Plotting code records:
----------

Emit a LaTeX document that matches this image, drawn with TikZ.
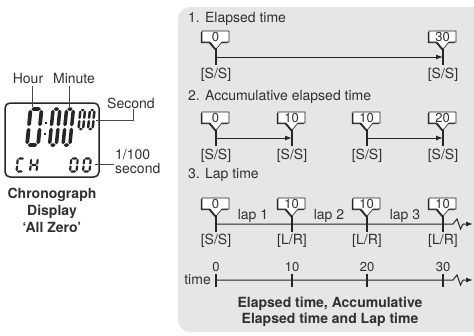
\documentclass[tikz,border=0pt]{standalone}
\usepackage{fontspec}
\setmainfont{TeX Gyre Heros}
\usetikzlibrary{arrows.meta}
\definecolor{panelgray}{HTML}{E6E6E6}
\definecolor{ink}{HTML}{262626}
\definecolor{txt}{HTML}{303030}

% seven-segment helpers (local coords: u right, v up)
\newcommand\hsg[3]{\fill[ink] ({#1+\gp},{#3}) -- ({#1+\gp+\T/2},{#3+\T/2}) -- ({#2-\gp-\T/2},{#3+\T/2}) -- ({#2-\gp},{#3}) -- ({#2-\gp-\T/2},{#3-\T/2}) -- ({#1+\gp+\T/2},{#3-\T/2}) -- cycle;}
\newcommand\vsg[3]{\fill[ink] ({#1},{#2+\gp}) -- ({#1+\T/2},{#2+\gp+\T/2}) -- ({#1+\T/2},{#3-\gp-\T/2}) -- ({#1},{#3-\gp}) -- ({#1-\T/2},{#3-\gp-\T/2}) -- ({#1-\T/2},{#2+\gp+\T/2}) -- cycle;}
\newcommand\sga{\hsg{0}{\W}{\H}}
\newcommand\sgb{\vsg{\W}{\H/2}{\H}}
\newcommand\sgc{\vsg{\W}{0}{\H/2}}
\newcommand\sgd{\hsg{0}{\W}{0}}
\newcommand\sge{\vsg{0}{0}{\H/2}}
\newcommand\sgf{\vsg{0}{\H/2}{\H}}
\newcommand\sgg{\hsg{0}{\W}{\H/2}}
\newcommand\segdigit[6]{%
  \begin{scope}[shift={(#1,#2)}, xslant=0.1, yscale=-1]
    \def\W{#3}\def\H{#4}\def\T{#5}\pgfmathsetmacro\gp{#5*0.2}
    \foreach \s in {#6}{\csname sg\s\endcsname}
  \end{scope}}

% callout box with pointer: tick x, line y, number, name
\newcommand\calloutpath[2]{({#1-14},{#2-26}) -- ({#1+13},{#2-26}) -- ({#1+13},{#2-15}) -- ({#1+6},{#2-15}) -- (#1,{#2-8}) -- ({#1-6},{#2-15}) -- ({#1-14},{#2-15}) -- cycle}
\newcommand\callout[4]{%
  \fill[ink, shift={(-1.1,1.1)}] \calloutpath{#1}{#2};
  \filldraw[fill=white, draw=ink, line width=0.6pt] \calloutpath{#1}{#2};
  \node[numlbl] (#4) at ({#1-0.5},{#2-20.5}) {#3};
  \draw[tick] (#1,{#2-8}) -- (#1,{#2+8});
}

\begin{document}
\begin{tikzpicture}[x=1pt,y=-1pt,
  lbl/.style={inner sep=0pt, text=txt, font=\fontsize{14}{17}\selectfont},
  boldlbl/.style={inner sep=0pt, text=txt, font=\fontsize{14}{17}\selectfont\bfseries},
  numlbl/.style={inner sep=0pt, text=txt, font=\fontsize{13}{15}\selectfont},
  tick/.style={draw=ink, line width=1.3pt},
  tl/.style={draw=ink, line width=1pt},
  arr/.style={tl, -{Latex[length=7pt,width=5pt]}},
  lead/.style={draw=ink!85, line width=0.8pt}]
\useasboundingbox (0,0) rectangle (474,335);

% panel
\begin{scope}
  \clip (0,0) rectangle (474,335);
  \fill[panelgray, rounded corners=12pt] (178,7) rectangle (500,332);
\end{scope}

% ---------- chronograph display ----------
\draw[ink, line width=1.5pt, rounded corners=5pt] (5,103) rectangle (99,177);
\segdigit{27}{145}{11}{36}{3.8}{a,b,c,d,e,f}
\segdigit{49.5}{145}{6.8}{36}{3.5}{a,b,c,d,e,f}
\segdigit{63}{145}{6.8}{36}{3.5}{a,b,c,d,e,f}
\fill[ink] (44.6,121.5) rectangle +(2.6,2.6);
\fill[ink] (43.5,132.5) rectangle +(2.6,2.6);
\segdigit{78.5}{129}{4.6}{19}{2.5}{a,b,c,d,e,f}
\segdigit{88}{129}{4.6}{19}{2.5}{a,b,c,d,e,f}
\segdigit{16.5}{171.5}{6.5}{13}{2.2}{a,d,e,f}
\segdigit{30}{171.5}{6.5}{13}{2.2}{b,c,e,f,g}
\segdigit{70}{171.5}{6.5}{13}{2.2}{a,b,c,d,e,f}
\segdigit{83}{171.5}{6.5}{13}{2.2}{a,b,c,d,e,f}

\node[lbl, anchor=base] (hour) at (28,83) {Hour};
\node[lbl, anchor=base] (minute) at (74,83) {Minute};
\node[lbl, anchor=base west] (second) at (107,108) {Second};
\node[lbl, anchor=base west] (hund) at (115,159) {1/100};
\node[lbl, anchor=base west] (hsec) at (115,173) {second};
\coordinate (hourpt) at (32,107);
\coordinate (minpt) at (69,107);
\coordinate (secpt) at (96,120);
\coordinate (secup) at (133,109);
\coordinate (hundpt) at (95,164);
\coordinate (hundend) at (114,164);
\draw[lead] (32,86) -- (hourpt);
\draw[lead] (69,86) -- (minpt);
\draw[lead] (secpt) -| (secup);
\draw[lead] (hundpt) -- (hundend);

\node[boldlbl, anchor=base] (cap1) at (52,198) {Chronograph};
\node[boldlbl, anchor=base] (cap2) at (52,215) {Display};
\node[boldlbl, anchor=base] (cap3) at (52,232) {‘All Zero’};

% ---------- panel ----------
\node[lbl, anchor=base west] (h1) at (188,22) {1. Elapsed time};
\node[lbl, anchor=base west] (h2) at (188,100) {2. Accumulative elapsed time};
\node[lbl, anchor=base west] (h3) at (188,178) {3. Lap time};

% row 1
\coordinate (r1a) at (216,57);
\coordinate (r1d) at (443,57);
\draw[arr] (r1a) -- (r1d);
\callout{216}{57}{0}{b1a}
\callout{443}{57}{30}{b1d}
\node[lbl, anchor=base] (s1a) at (216,78) {[S/S]};
\node[lbl, anchor=base] (s1d) at (443,78) {[S/S]};

% row 2
\coordinate (r2a) at (216,138);
\coordinate (r2b) at (292,138);
\coordinate (r2c) at (367,138);
\coordinate (r2d) at (443,138);
\draw[arr] (r2a) -- (r2b);
\draw[arr] (r2c) -- (r2d);
\callout{216}{138}{0}{b2a}
\callout{292}{138}{10}{b2b}
\callout{367}{138}{10}{b2c}
\callout{443}{138}{20}{b2d}
\node[lbl, anchor=base] (s2a) at (216,159) {[S/S]};
\node[lbl, anchor=base] (s2b) at (292,159) {[S/S]};
\node[lbl, anchor=base] (s2c) at (367,159) {[S/S]};
\node[lbl, anchor=base] (s2d) at (443,159) {[S/S]};

% row 3
\coordinate (r3a) at (216,224);
\coordinate (r3end) at (473,224);
\draw[arr] (r3a) -- (453,224) -- ++(4,-5) -- ++(3.5,10) -- ++(2.5,-5) -- (r3end);
\callout{216}{224}{0}{b3a}
\callout{292}{224}{10}{b3b}
\callout{367}{224}{10}{b3c}
\callout{443}{224}{10}{b3d}
\node[lbl, anchor=base] (lap1) at (253,219) {lap 1};
\node[lbl, anchor=base] (lap2) at (329,219) {lap 2};
\node[lbl, anchor=base] (lap3) at (405,219) {lap 3};
\node[lbl, anchor=base] (s3a) at (216,244) {[S/S]};
\node[lbl, anchor=base] (s3b) at (292,244) {[L/R]};
\node[lbl, anchor=base] (s3c) at (367,244) {[L/R]};
\node[lbl, anchor=base] (s3d) at (443,244) {[L/R]};

% time axis
\coordinate (ta) at (216,280);
\coordinate (tend) at (473,280);
\draw[arr] (ta) -- (453,280) -- ++(4,-5) -- ++(3.5,10) -- ++(2.5,-5) -- (tend);
\foreach \x/\n in {216/0,292/10,367/20,443/30}{
  \draw[tick] (\x,274) -- (\x,287);
  \node[numlbl, anchor=base] (t\n) at (\x,271) {\n};
}
\node[lbl, anchor=base east] (time) at (211,284) {time};

\node[boldlbl, anchor=base] (c1) at (330,307) {Elapsed time, Accumulative};
\node[boldlbl, anchor=base] (c2) at (330,323) {Elapsed time and Lap time};
\end{tikzpicture}
\end{document}
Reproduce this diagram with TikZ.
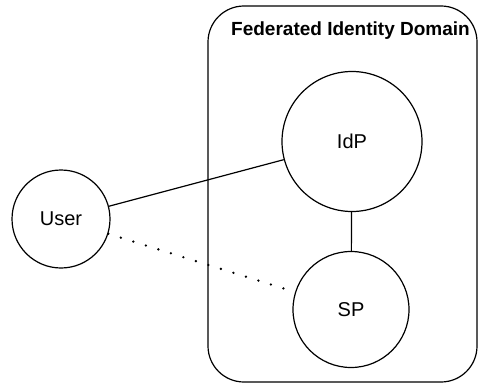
\documentclass[tikz,border=0pt]{standalone}
\usepackage{fontspec}
\setmainfont{Liberation Sans}
\begin{document}
\begin{tikzpicture}[x=1pt,y=-1pt,
  ent/.style={draw, circle, line width=1.2pt, inner sep=0pt, font=\fontsize{20}{24}\selectfont},
  link/.style={line width=1.2pt}]
\useasboundingbox (0,0) rectangle (478,385);
\draw[line width=1.2pt, rounded corners=36pt] (208,6) rectangle (477,382);
\node[font=\bfseries\fontsize{19}{23}\selectfont] (title) at (350.5,31) {Federated Identity Domain};
\node[ent, minimum size=98pt] (user) at (61,219) {User};
\node[ent, minimum size=140pt] (idp) at (352,141.5) {IdP};
\node[ent, minimum size=116pt] (sp) at (351,309.5) {SP};
\draw[link] (user) -- (idp);
\draw[line width=2.6pt, dash pattern=on 0pt off 13.1pt, line cap=round] (user) -- (sp);
\draw[link] (idp) -- (sp);
\end{tikzpicture}
\end{document}
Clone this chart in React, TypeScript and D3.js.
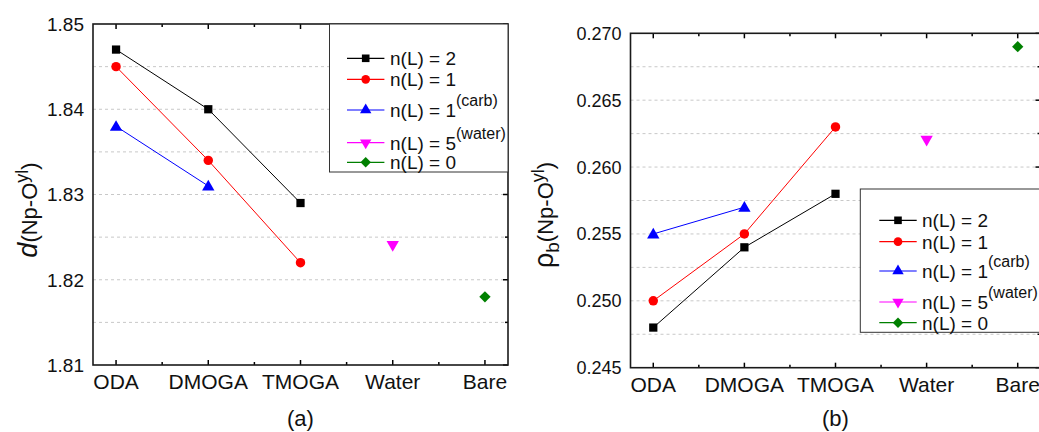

----------

PROBLEM TO SOLVE
Lines containing the word "with" must all be returned from the material above.

RESULT BELOW
Emit a LaTeX document that matches this image, drawn with TikZ.
% callout box with pointer: tick x, line y, number, name
Reproduce this diagram with TikZ.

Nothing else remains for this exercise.